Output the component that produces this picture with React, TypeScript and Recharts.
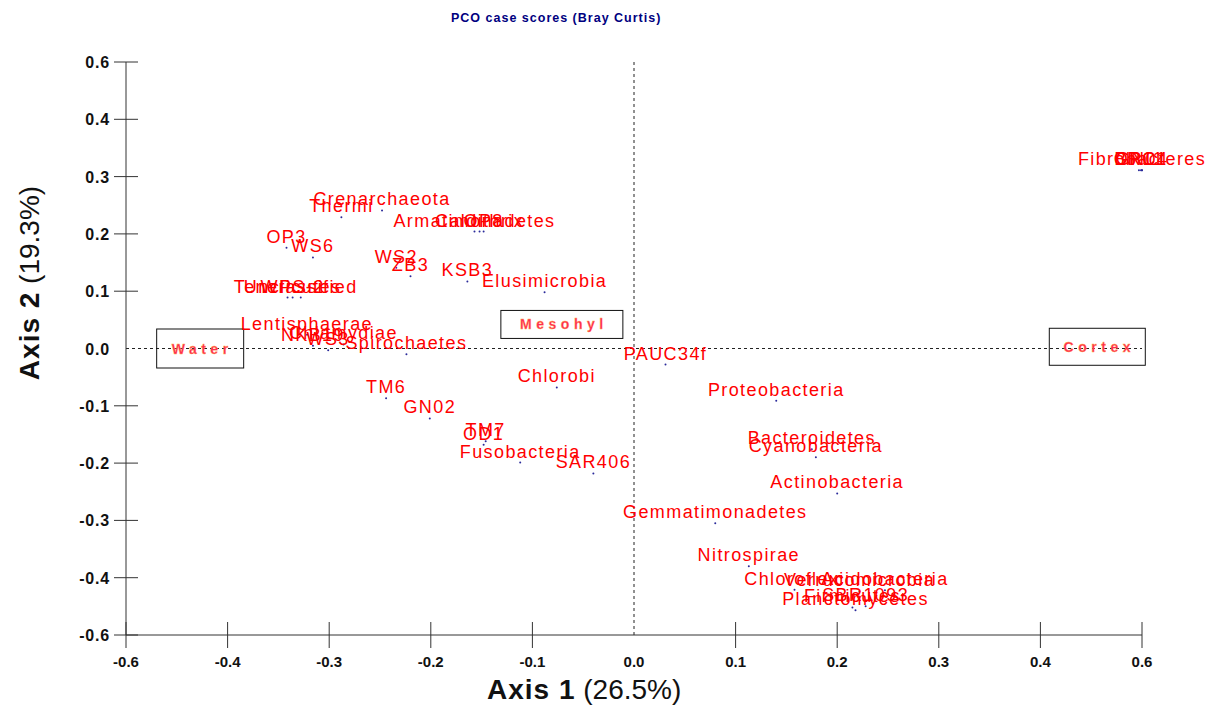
import { ScatterChart, Scatter, XAxis, YAxis, ReferenceLine } from 'recharts';

// PCO case scores: phyla positioned on the first two principal coordinates
const phylumNames = [
  'Fibrobacteres', 'OP11', 'GN04', 'BRC1',
  'Crenarchaeota', 'Thermi', 'Armatimonadetes', 'Caldithrix', 'OP8',
  'OP3', 'WS6', 'WS2', 'ZB3', 'KSB3', 'Elusimicrobia',
  'Tenericutes', 'WPS-2', 'Unclassified', 'Lentisphaerae',
  'NKB19', 'Chlamydiae', 'WS3', 'Spirochaetes',
  'PAUC34f', 'Chlorobi', 'TM6', 'GN02', 'TM7', 'OD1', 'Fusobacteria', 'SAR406',
  'Proteobacteria', 'Bacteroidetes', 'Cyanobacteria', 'Actinobacteria',
  'Gemmatimonadetes', 'Nitrospirae', 'Chloroflexi', 'Verrucomicrobia',
  'Acidobacteria', 'Firmicutes', 'SBR1093', 'Planctomycetes',
];
const phylumAxis1 = [
  0.5, 0.497, 0.5, 0.499,
  -0.248, -0.288, -0.157, -0.152, -0.148,
  -0.342, -0.316, -0.234, -0.22, -0.164, -0.088,
  -0.341, -0.336, -0.328, -0.322,
  -0.316, -0.286, -0.301, -0.224,
  0.031, -0.076, -0.244, -0.201, -0.146, -0.148, -0.112, -0.04,
  0.14, 0.175, 0.179, 0.2,
  0.08, 0.113, 0.158, 0.222,
  0.247, 0.215, 0.228, 0.218,
];
const phylumAxis2 = [
  0.311, 0.311, 0.311, 0.311,
  0.241, 0.229, 0.204, 0.204, 0.204,
  0.176, 0.159, 0.141, 0.126, 0.117, 0.098,
  0.089, 0.089, 0.089, 0.024,
  0.005, 0.007, -0.003, -0.01,
  -0.028, -0.068, -0.087, -0.122, -0.162, -0.168, -0.199, -0.218,
  -0.091, -0.176, -0.19, -0.253,
  -0.305, -0.38, -0.421, -0.424,
  -0.422, -0.452, -0.45, -0.457,
];

// sample groups (centroids drawn as boxed labels)
const groupNames = ['Water', 'Mesohyl', 'Cortex'];
const groupAxis1 = [-0.427, -0.071, 0.456];
const groupAxis2 = [0.0, 0.042, 0.003];

const axisTicks = [-0.5, -0.4, -0.3, -0.2, -0.1, 0, 0.1, 0.2, 0.3, 0.4, 0.5];
const axisTickLabels = ['-0.6', '-0.4', '-0.3', '-0.2', '-0.1', '0.0', '0.1', '0.2', '0.3', '0.4', '0.6'];

const phyla = phylumNames.map((name, i) => ({ name, x: phylumAxis1[i], y: phylumAxis2[i] }));
const groups = groupNames.map((name, i) => ({ name, x: groupAxis1[i], y: groupAxis2[i] }));

const FONT = '"Liberation Sans", Arial, sans-serif';

const boxSize: Record<string, [number, number]> = {
  Water: [87, 39],
  Mesohyl: [122, 28],
  Cortex: [96, 37],
};

const PhylumMark = (props: any) => {
  const { cx, cy, payload } = props;
  return (
    <g>
      <circle cx={cx} cy={cy} r={1} fill="#2a2a9a" />
      <text
        x={cx}
        y={cy - 5}
        textAnchor="middle"
        fill="#ff0000"
        fontFamily={FONT}
        fontSize={18}
        letterSpacing={1.4}
      >
        {payload.name}
      </text>
    </g>
  );
};

const GroupMark = (props: any) => {
  const { cx, cy, payload } = props;
  const [w, h] = boxSize[payload.name] || [90, 34];
  return (
    <g>
      <rect x={cx - w / 2} y={cy - h / 2} width={w} height={h} fill="none" stroke="#111" strokeWidth={1} />
      <text
        x={cx + 2}
        y={cy + 5}
        textAnchor="middle"
        fill="#ff2a55"
        stroke="#ffb040"
        strokeWidth={0.3}
        fontFamily={FONT}
        fontWeight="bold"
        fontSize={14}
        letterSpacing={4.5}
      >
        {payload.name}
      </text>
    </g>
  );
};

const XTick = (props: any) => {
  const { x, y, index, payload } = props;
  return (
    <g>
      {payload.value !== 0 && <line x1={x} x2={x} y1={y - 13} y2={y + 13} stroke="#333" />}
      <text x={x} y={y + 32} textAnchor="middle" fontFamily={FONT} fontWeight="bold" fontSize={15} fill="#111">
        {axisTickLabels[index]}
      </text>
    </g>
  );
};

const YTick = (props: any) => {
  const { x, y, index, payload } = props;
  return (
    <g>
      {payload.value !== 0 && <line x1={x - 12} x2={x + 12} y1={y} y2={y} stroke="#333" />}
      <text x={x - 16} y={y + 6} textAnchor="end" fontFamily={FONT} fontWeight="bold" fontSize={16} letterSpacing={0.8} fill="#111">
        {axisTickLabels[index]}
      </text>
    </g>
  );
};

export default function App() {
  return (
    <div style={{ position: 'absolute', left: 0, top: 0, width: 1221, height: 709, background: '#fff', fontFamily: FONT }}>
      <div style={{ position: 'absolute', left: 451, top: 11, fontSize: 12.5, fontWeight: 'bold', color: '#00007f', letterSpacing: 1 }}>
        PCO case scores (Bray Curtis)
      </div>
      <ScatterChart width={1221} height={709} margin={{ top: 62, right: 79, bottom: 44, left: 66 }}>
        <XAxis
          type="number"
          dataKey="x"
          domain={[-0.5, 0.5]}
          ticks={axisTicks}
          height={30}
          tickSize={0}
          tickMargin={0}
          tickLine={false}
          tick={<XTick />}
          axisLine={{ stroke: '#333' }}
          interval={0}
        />
        <YAxis
          type="number"
          dataKey="y"
          domain={[-0.5, 0.5]}
          ticks={axisTicks}
          width={60}
          tickSize={0}
          tickMargin={0}
          tickLine={false}
          tick={<YTick />}
          axisLine={{ stroke: '#333' }}
          interval={0}
        />
        <ReferenceLine x={0} stroke="#222" strokeDasharray="3 3" />
        <ReferenceLine y={0} stroke="#222" strokeDasharray="3 3" />
        <Scatter data={groups} shape={<GroupMark />} isAnimationActive={false} />
        <Scatter data={phyla} shape={<PhylumMark />} isAnimationActive={false} />
      </ScatterChart>
      <div style={{ position: 'absolute', left: 487, top: 674, fontSize: 28, color: '#111', whiteSpace: 'nowrap' }}>
        <span style={{ fontWeight: 'bold', letterSpacing: 1 }}>Axis 1</span> <span>(26.5%)</span>
      </div>
      <div
        style={{
          position: 'absolute',
          left: 30,
          top: 283,
          fontSize: 28,
          color: '#111',
          whiteSpace: 'nowrap',
          transform: 'translate(-50%, -50%) rotate(-90deg)',
        }}
      >
        <span style={{ fontWeight: 'bold', letterSpacing: 1 }}>Axis 2</span> <span>(19.3%)</span>
      </div>
    </div>
  );
}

TASK DESCRIPTION: Leave out the pictures and restate, word for word, the lines from the top of the data through the line containing "XAxis, YAxis, ReferenceLine", both included.

REPLY:
Output the component that produces this picture with React, TypeScript and Recharts.
import { ScatterChart, Scatter, XAxis, YAxis, ReferenceLine } from 'recharts';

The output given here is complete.